DATA BLOCK

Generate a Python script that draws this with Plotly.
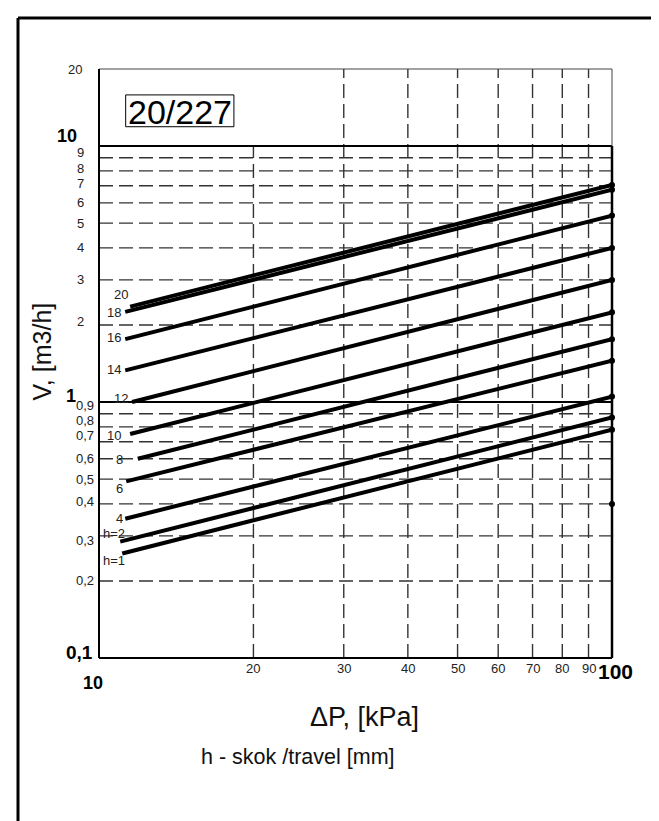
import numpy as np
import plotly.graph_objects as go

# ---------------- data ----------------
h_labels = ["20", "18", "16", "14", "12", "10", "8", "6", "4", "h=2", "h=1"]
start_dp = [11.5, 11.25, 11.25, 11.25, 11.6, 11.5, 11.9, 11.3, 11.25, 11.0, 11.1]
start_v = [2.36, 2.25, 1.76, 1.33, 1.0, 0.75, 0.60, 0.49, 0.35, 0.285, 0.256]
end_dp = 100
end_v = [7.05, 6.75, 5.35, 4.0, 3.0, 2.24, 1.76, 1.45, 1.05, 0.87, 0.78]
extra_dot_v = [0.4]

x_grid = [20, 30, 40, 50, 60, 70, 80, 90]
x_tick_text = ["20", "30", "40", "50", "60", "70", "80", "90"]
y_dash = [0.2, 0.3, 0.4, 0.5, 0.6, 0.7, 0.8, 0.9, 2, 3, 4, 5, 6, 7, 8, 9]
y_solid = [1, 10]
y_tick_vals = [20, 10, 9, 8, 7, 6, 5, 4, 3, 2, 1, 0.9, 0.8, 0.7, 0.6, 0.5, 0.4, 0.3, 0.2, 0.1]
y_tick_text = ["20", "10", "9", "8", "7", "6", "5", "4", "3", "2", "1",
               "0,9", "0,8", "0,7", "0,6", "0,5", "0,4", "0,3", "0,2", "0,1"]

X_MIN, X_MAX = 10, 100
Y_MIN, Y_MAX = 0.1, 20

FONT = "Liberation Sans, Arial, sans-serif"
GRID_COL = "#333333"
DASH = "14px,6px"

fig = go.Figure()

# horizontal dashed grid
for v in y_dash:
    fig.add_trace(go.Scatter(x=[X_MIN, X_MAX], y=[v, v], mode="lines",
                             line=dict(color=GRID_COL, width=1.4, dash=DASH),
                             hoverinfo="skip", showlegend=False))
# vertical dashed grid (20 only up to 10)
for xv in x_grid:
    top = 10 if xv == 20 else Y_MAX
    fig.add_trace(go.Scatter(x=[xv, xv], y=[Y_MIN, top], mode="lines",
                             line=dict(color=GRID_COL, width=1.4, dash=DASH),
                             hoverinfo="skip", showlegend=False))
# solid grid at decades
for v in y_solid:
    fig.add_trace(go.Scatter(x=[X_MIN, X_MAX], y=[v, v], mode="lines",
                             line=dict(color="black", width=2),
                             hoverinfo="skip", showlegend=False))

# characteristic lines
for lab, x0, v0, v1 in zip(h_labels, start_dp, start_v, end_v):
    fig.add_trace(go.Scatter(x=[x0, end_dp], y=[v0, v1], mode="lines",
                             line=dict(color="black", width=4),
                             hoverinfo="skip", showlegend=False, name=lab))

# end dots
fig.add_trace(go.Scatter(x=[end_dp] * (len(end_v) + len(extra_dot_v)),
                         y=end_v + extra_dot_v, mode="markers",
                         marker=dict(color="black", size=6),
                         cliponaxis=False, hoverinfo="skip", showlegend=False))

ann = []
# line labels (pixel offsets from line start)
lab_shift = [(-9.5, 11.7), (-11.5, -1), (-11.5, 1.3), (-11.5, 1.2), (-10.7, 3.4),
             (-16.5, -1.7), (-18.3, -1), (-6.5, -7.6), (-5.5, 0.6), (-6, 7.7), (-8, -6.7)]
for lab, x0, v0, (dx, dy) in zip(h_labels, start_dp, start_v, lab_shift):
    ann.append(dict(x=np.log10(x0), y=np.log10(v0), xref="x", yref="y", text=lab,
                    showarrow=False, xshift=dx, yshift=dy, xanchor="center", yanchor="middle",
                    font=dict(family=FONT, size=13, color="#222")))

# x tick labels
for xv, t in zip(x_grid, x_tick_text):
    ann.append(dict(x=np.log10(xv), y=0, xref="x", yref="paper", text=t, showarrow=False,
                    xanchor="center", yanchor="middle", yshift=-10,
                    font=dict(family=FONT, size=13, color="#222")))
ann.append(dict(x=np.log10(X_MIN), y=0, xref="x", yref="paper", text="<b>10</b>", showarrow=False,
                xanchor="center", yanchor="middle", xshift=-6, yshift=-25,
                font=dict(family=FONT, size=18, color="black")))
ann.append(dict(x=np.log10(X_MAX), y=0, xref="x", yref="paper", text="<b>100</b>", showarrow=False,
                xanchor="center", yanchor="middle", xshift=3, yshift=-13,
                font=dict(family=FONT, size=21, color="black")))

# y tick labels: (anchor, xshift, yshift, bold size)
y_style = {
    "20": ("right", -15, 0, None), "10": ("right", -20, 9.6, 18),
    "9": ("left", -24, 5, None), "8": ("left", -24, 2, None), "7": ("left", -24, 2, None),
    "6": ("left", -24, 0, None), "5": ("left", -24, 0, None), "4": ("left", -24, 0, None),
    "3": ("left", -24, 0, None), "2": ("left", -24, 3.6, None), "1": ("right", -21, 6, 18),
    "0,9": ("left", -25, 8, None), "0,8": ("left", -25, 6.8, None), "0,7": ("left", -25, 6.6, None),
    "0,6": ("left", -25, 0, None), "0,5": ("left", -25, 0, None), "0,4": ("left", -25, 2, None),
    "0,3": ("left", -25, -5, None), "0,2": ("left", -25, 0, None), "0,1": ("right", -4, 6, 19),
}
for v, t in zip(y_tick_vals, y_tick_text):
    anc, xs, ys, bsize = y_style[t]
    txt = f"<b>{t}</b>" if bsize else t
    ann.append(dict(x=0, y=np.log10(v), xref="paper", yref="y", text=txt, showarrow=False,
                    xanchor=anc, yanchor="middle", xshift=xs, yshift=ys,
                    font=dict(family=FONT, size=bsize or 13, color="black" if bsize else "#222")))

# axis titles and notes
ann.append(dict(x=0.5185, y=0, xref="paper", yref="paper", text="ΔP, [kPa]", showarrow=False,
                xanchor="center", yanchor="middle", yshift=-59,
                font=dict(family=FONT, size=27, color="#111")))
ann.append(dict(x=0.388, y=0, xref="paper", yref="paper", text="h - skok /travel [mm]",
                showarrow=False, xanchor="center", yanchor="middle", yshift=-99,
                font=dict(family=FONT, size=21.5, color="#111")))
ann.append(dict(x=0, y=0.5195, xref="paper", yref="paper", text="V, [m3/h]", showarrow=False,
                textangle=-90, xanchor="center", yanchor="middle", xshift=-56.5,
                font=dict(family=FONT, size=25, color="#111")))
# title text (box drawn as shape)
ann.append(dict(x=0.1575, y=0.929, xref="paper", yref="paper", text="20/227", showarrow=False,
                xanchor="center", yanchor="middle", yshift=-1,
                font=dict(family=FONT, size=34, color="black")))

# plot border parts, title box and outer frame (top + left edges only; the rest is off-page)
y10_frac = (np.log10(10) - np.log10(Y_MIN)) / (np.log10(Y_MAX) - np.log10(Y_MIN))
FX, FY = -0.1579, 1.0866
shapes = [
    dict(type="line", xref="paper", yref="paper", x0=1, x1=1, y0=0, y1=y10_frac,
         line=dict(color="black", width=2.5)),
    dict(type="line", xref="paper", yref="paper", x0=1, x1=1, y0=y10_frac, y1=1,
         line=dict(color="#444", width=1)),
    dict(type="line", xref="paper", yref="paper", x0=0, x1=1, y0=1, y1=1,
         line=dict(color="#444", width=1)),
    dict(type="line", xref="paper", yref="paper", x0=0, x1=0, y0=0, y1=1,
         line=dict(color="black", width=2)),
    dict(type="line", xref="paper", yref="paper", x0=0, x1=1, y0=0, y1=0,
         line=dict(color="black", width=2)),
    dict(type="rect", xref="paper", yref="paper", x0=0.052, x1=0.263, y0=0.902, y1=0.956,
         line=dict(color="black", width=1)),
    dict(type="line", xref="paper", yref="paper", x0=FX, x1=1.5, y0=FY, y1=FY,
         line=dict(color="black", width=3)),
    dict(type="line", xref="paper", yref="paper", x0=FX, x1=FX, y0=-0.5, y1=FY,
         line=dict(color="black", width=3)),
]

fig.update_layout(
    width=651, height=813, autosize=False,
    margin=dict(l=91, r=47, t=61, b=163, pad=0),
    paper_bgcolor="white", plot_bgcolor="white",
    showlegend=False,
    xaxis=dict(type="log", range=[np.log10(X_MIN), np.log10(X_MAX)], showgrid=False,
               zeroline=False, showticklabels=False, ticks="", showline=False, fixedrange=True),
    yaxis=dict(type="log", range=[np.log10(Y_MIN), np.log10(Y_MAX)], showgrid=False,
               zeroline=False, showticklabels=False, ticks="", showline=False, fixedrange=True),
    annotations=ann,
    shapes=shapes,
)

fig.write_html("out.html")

WORK TO BE COMPLETED
The lines from the start of the data through the line that contains "Y_MIN, Y_MAX = 0.1, 20" are to be returned exactly, please, with both ends included and every picture left out.

TASK RESULT
Generate a Python script that draws this with Plotly.
import numpy as np
import plotly.graph_objects as go

# ---------------- data ----------------
h_labels = ["20", "18", "16", "14", "12", "10", "8", "6", "4", "h=2", "h=1"]
start_dp = [11.5, 11.25, 11.25, 11.25, 11.6, 11.5, 11.9, 11.3, 11.25, 11.0, 11.1]
start_v = [2.36, 2.25, 1.76, 1.33, 1.0, 0.75, 0.60, 0.49, 0.35, 0.285, 0.256]
end_dp = 100
end_v = [7.05, 6.75, 5.35, 4.0, 3.0, 2.24, 1.76, 1.45, 1.05, 0.87, 0.78]
extra_dot_v = [0.4]

x_grid = [20, 30, 40, 50, 60, 70, 80, 90]
x_tick_text = ["20", "30", "40", "50", "60", "70", "80", "90"]
y_dash = [0.2, 0.3, 0.4, 0.5, 0.6, 0.7, 0.8, 0.9, 2, 3, 4, 5, 6, 7, 8, 9]
y_solid = [1, 10]
y_tick_vals = [20, 10, 9, 8, 7, 6, 5, 4, 3, 2, 1, 0.9, 0.8, 0.7, 0.6, 0.5, 0.4, 0.3, 0.2, 0.1]
y_tick_text = ["20", "10", "9", "8", "7", "6", "5", "4", "3", "2", "1",
               "0,9", "0,8", "0,7", "0,6", "0,5", "0,4", "0,3", "0,2", "0,1"]

X_MIN, X_MAX = 10, 100
Y_MIN, Y_MAX = 0.1, 20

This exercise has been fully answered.